- Born: May 16, 1965 (age 60) Niagara Falls, Ontario, Canada
- Occupation: Television personality
- Years active: 1992–present
- Spouse: Chris Hyndman ​ ​(m. 2008; died 2015)​

= Steven Sabados =

Canadian television host

Steven Sabados (born May 16, 1965) is a Canadian television host, designer and writer, who frequently appeared in television programs with his husband and business partner Chris Hyndman and as one of the hosts of The Goods, a daytime talk show on CBC Television.

==Career==
Born and raised in Niagara Falls, Ontario, Sabados attended Fanshawe College in London, Ontario where he graduated in 1986 with a diploma in fine art. Moving to Toronto, Sabados became display director for Eatons and Roots Canada, and opened the Sabados Group, Inc., a design firm.

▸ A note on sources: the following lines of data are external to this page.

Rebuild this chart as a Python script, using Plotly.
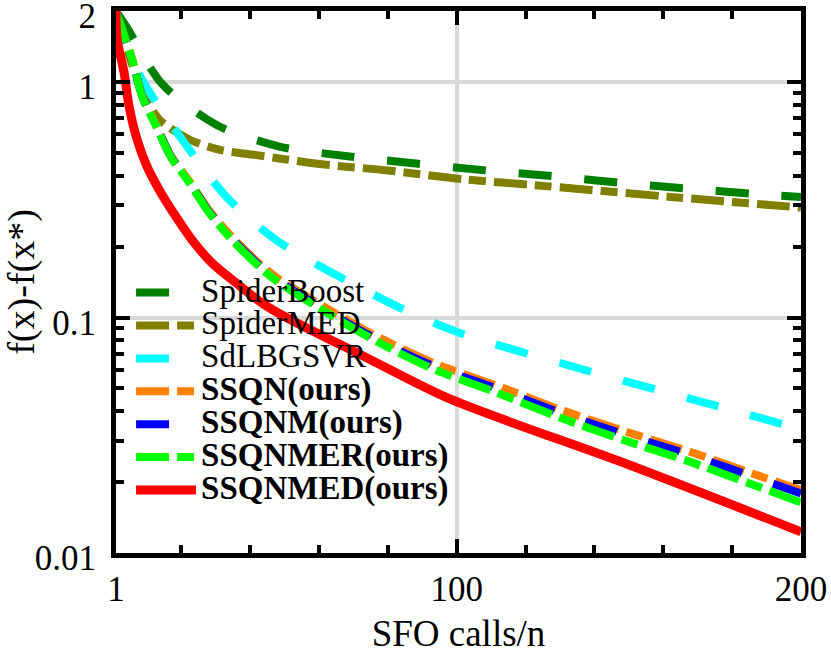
import plotly.graph_objects as go

# ---------------- data ----------------
names = ["SpiderBoost", "SpiderMED", "SdLBGSVR",
         "SSQN(ours)", "SSQNM(ours)", "SSQNMER(ours)", "SSQNMED(ours)"]
bold = [False, False, False, True, True, True, True]

spiderboost_x = [1, 4.2, 14.4, 30.4, 48.5, 68.9, 108.8, 128.3, 148.4, 168, 187.8, 200]
spiderboost_y = [2.0, 1.70, 0.98, 0.655, 0.532, 0.483, 0.421, 0.398, 0.372, 0.352, 0.334, 0.325]

spidermed_x = [1, 5.4, 9.2, 13.5, 22.3, 31.9, 40.6, 50.5, 61.6, 80, 102, 121.3, 161.3, 200]
spidermed_y = [2.0, 1.22, 0.88, 0.695, 0.570, 0.512, 0.492, 0.469, 0.446, 0.421, 0.386, 0.366, 0.326, 0.293]

sdlbgsvr_x = [1, 7.7, 20.2, 33.05, 47.6, 82.9, 100.9, 139.1, 177.9, 200]
sdlbgsvr_y = [2.0, 1.08, 0.570, 0.326, 0.213, 0.111, 0.086, 0.0588, 0.0412, 0.0336]

ssqn_x = [1, 5.66, 8.58, 12.66, 17.03, 22.27, 28.1, 34.8, 42.7, 48.5, 74.7, 93.1, 111.1, 129.5, 148.4, 167.4, 186, 200]
ssqn_y = [2.0, 1.26, 0.88, 0.657, 0.484, 0.380, 0.284, 0.219, 0.169, 0.145, 0.0862, 0.0642, 0.0517, 0.0409, 0.0330, 0.0270, 0.0217, 0.0185]

ssqnm_x = [1, 5.66, 8.58, 12.66, 17.03, 22.27, 28.1, 34.8, 42.7, 48.5, 74.7, 93.1, 111.1, 129.5, 148.4, 167.4, 186, 200]
ssqnm_y = [2.0, 1.25, 0.873, 0.652, 0.480, 0.376, 0.280, 0.215, 0.166, 0.142, 0.0838, 0.0623, 0.0502, 0.0397, 0.0320, 0.0262, 0.0211, 0.0179]

ssqnmer_x = [1, 5.66, 8.58, 12.66, 17.03, 22.27, 28.1, 34.8, 42.7, 48.5, 74.7, 93.1, 111.1, 129.5, 148.4, 167.4, 186, 200]
ssqnmer_y = [2.0, 1.25, 0.871, 0.649, 0.478, 0.374, 0.278, 0.213, 0.164, 0.140, 0.0822, 0.0605, 0.0483, 0.0378, 0.0302, 0.0245, 0.0195, 0.0164]

ssqnmed_x = [1, 1.29, 3.33, 4.79, 7.12, 10.03, 13.53, 18.48, 23.15, 28.97, 35.97, 43.5, 50.5, 73.8, 98, 149.6, 200]
ssqnmed_y = [2.0, 1.53, 1.10, 0.789, 0.570, 0.437, 0.349, 0.267, 0.213, 0.170, 0.140, 0.115, 0.100, 0.0675, 0.0451, 0.0238, 0.0123]

x_tickvals = [1, 100, 200]
x_ticktext = ["1", "100", "200"]
x_minor = [20, 40, 60, 80, 120, 140, 160, 180]
y_tickvals = [0.01, 0.1, 1, 2]
y_ticktext = ["0.01", "0.1", "1", "2"]
y_minor = [0.02, 0.03, 0.04, 0.05, 0.06, 0.07, 0.08, 0.09,
           0.2, 0.3, 0.4, 0.5, 0.6, 0.7, 0.8, 0.9]

# ---------------- styles ----------------
xs = [spiderboost_x, spidermed_x, sdlbgsvr_x, ssqn_x, ssqnm_x, ssqnmer_x, ssqnmed_x]
ys = [spiderboost_y, spidermed_y, sdlbgsvr_y, ssqn_y, ssqnm_y, ssqnmer_y, ssqnmed_y]
colors = ["#008000", "#808000", "#00FFFF", "#FF8000", "#0000FF", "#00FF00", "#FF0000"]
DASH = "33px,33px"
DASHDOT = "33px,8px,17px,8px"
dashes = [DASH, DASHDOT, DASH, DASHDOT, DASH, DASHDOT, "solid"]
widths = [8, 8, 8, 8, 8, 8, 9]

FONT = "Liberation Serif, Times New Roman, serif"

fig = go.Figure()
for x, y, n, b, c, d, w in zip(xs, ys, names, bold, colors, dashes, widths):
    label = f"<b>{n}</b>" if b else n
    label = f'<span style="font-size:33px">{label}</span>'
    fig.add_trace(go.Scatter(
        x=x, y=y, mode="lines", name=label,
        line=dict(color=c, width=w, dash=d, shape="spline", smoothing=0.8),
    ))

fig.update_layout(
    width=831, height=654,
    margin=dict(l=116, r=30, t=11, b=101),
    paper_bgcolor="white", plot_bgcolor="white",
    font=dict(family=FONT, color="black", size=35),
    showlegend=True,
    legend=dict(
        x=0.022, y=0.52, xanchor="left", yanchor="top",
        bgcolor="rgba(0,0,0,0)", borderwidth=0,
        font=dict(family=FONT, size=23, color="black"),
        itemwidth=60, tracegroupgap=0,
    ),
)

fig.update_xaxes(
    range=[1, 200], automargin=False,
    tickmode="array", tickvals=x_tickvals, ticktext=x_ticktext,
    ticks="inside", ticklen=14, tickwidth=4, tickcolor="black",
    showline=True, linewidth=5, linecolor="black", mirror="allticks",
    showgrid=True, gridcolor="#d9d9d9", gridwidth=4,
    zeroline=False,
    tickfont=dict(family=FONT, size=35, color="black"),
    ticklabelstandoff=1, ticklabeloverflow="allow",
    minor=dict(tickmode="array", tickvals=x_minor, ticks="inside", ticklen=8,
               tickwidth=4, tickcolor="black", showgrid=False),
    title=dict(text="SFO calls/n", font=dict(family=FONT, size=37, color="black"), standoff=15),
)

fig.update_yaxes(
    type="log", range=[-2, 0.3015], automargin=False,
    tickmode="array", tickvals=y_tickvals, ticktext=y_ticktext,
    ticks="inside", ticklen=14, tickwidth=4, tickcolor="black",
    showline=True, linewidth=5, linecolor="black", mirror="allticks",
    showgrid=True, gridcolor="#d9d9d9", gridwidth=4,
    zeroline=False,
    tickfont=dict(family=FONT, size=35, color="black"),
    ticklabelstandoff=8, ticklabeloverflow="allow", ticklabelshift=5,
    minor=dict(tickmode="array", tickvals=y_minor, ticks="inside", ticklen=8,
               tickwidth=4, tickcolor="black", showgrid=False),
    title=dict(text="f(x)-f(x*)", font=dict(family=FONT, size=38, color="black"), standoff=0),
)

fig.write_html("out.html", config={"displayModeBar": False},
               post_script="document.body.style.margin='0px';")
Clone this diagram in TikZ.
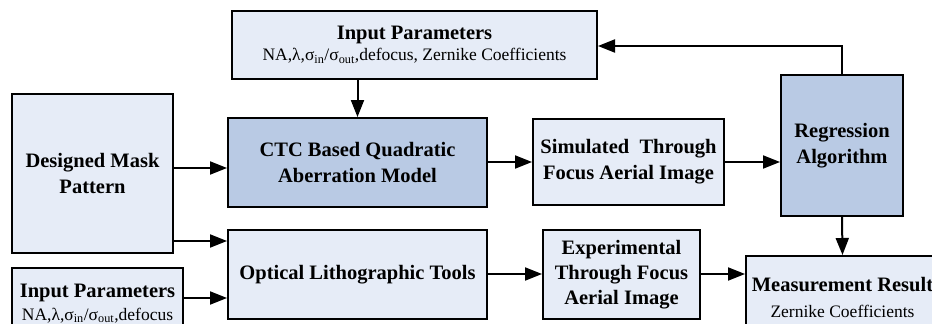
\documentclass[tikz,border=0pt]{standalone}
\usepackage{fontspec}
\setmainfont{Liberation Serif}
\usetikzlibrary{arrows.meta}
\definecolor{lightbox}{RGB}{230,236,247}
\definecolor{darkbox}{RGB}{185,202,228}
\tikzset{
  box/.style={draw=black, line width=2pt, fill=lightbox, align=center, inner sep=0pt,
    font=\fontsize{20.5}{26}\selectfont\bfseries},
  darkfill/.style={fill=darkbox},
  arr/.style={line width=2pt, -{Triangle[length=17pt,width=13pt]}},
}
\newcommand{\subtxt}[1]{{\mdseries\fontsize{17.5}{21}\selectfont #1}}
\newcommand{\sig}{NA,λ,σ\textsubscript{in}/σ\textsubscript{out},defocus}
\begin{document}
\begin{tikzpicture}[x=1pt,y=-1pt]
\useasboundingbox (0,0) rectangle (932,324);
\clip (0,0) rectangle (932,324);
\fill[white] (0,0) rectangle (932,324);
% nodes
\node[box, minimum width=365pt, minimum height=68pt] (top) at (414.5,45)
  {\raisebox{-2pt}{Input Parameters}\\[-3pt]\subtxt{\sig, Zernike Coefficients}};
\node[box, darkfill, minimum width=259pt, minimum height=89pt] (ctc) at (357.5,162.5)
  {CTC Based Quadratic\\Aberration Model};
\node[box, minimum width=161pt, minimum height=159pt] (mask) at (92.5,173.5)
  {Designed Mask\\Pattern};
\node[box, minimum width=259pt, minimum height=89pt] (opt) at (357.5,274.5)
  {Optical Lithographic Tools};
\node[box, minimum width=171pt, minimum height=71pt] (inp) at (97.5,303.5)
  {Input Parameters\\[-3pt]\subtxt{\sig}};
\node[box, minimum width=191pt, minimum height=86pt] (sim) at (628.5,162)
  {Simulated\ \ Through\\Focus Aerial Image};
\node[box, darkfill, minimum width=122pt, minimum height=141pt] (reg) at (842,145.5)
  {Regression\\Algorithm};
\node[box, minimum width=157pt, minimum height=89pt] (exp) at (621.5,274.5)
  {Experimental\\[-1pt]Through Focus\\[-1pt]Aerial Image};
\node[box, minimum width=193pt, minimum height=83pt] (meas) at (842.5,297.5)
  {Measurement Result\\[0pt]\subtxt{Zernike Coefficients}};
% connectors
\draw[arr] (ctc.north |- top.south) -- (ctc.north);
\draw[arr] (mask.east |- 0,168) -- (ctc.west |- 0,168);
\draw[arr] (mask.east |- 0,241) -- (opt.west |- 0,241);
\draw[arr] (inp.east |- 0,298) -- (opt.west |- 0,298);
\draw[arr] (ctc.east |- 0,162) -- (sim.west |- 0,162);
\draw[arr] (sim.east |- 0,162) -- (reg.west |- 0,162);
\draw[arr] (opt.east |- 0,274) -- (exp.west |- 0,274);
\draw[arr] (exp.east |- 0,274) -- (meas.west |- 0,274);
\draw[arr] (reg.south) -- (meas.north);
\draw[arr] (reg.north) -- (842,46) -- (top.east |- 0,46);
\end{tikzpicture}
\end{document}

Along with Hyndman, Sabados starred in the first three seasons of Designer Guys, a Canadian design show on HGTV Canada. In 2004, they debuted a new show with a similar format, entitled Design Rivals, and a makeover show called So Chic with Steven and Chris. From 2008 to 2015, he co-hosted the afternoon talk show Steven and Chris with Hyndman. It aired first on CBC Television in Canada and subsequently on the Live Well Network in the United States. Sabados chose not to continue the show on his own or with a new cohost following Hyndman's death in 2015, resulting in its cancellation.

Sabados frequently appears as a guest expert on various television shows and as a guest columnist in various design magazines. In an interview given on May 23, 2016, Sabados announced that he would be returning as one of several co-hosts, alongside Jessi Cruickshank and other hosts still to be named, of a new lifestyle program on CBC Television in October 2016. The series was later announced under the title The Goods, with the other two hosts named as Andrea Bain and Shahir Massoud.

==Personal life==
Sabados is openly gay. Despite his and Hyndman's being an off-screen couple since 1988, they did not publicly acknowledge their relationship until 2007. They married in 2008 and remained a couple until Hyndman's death on August 3, 2015.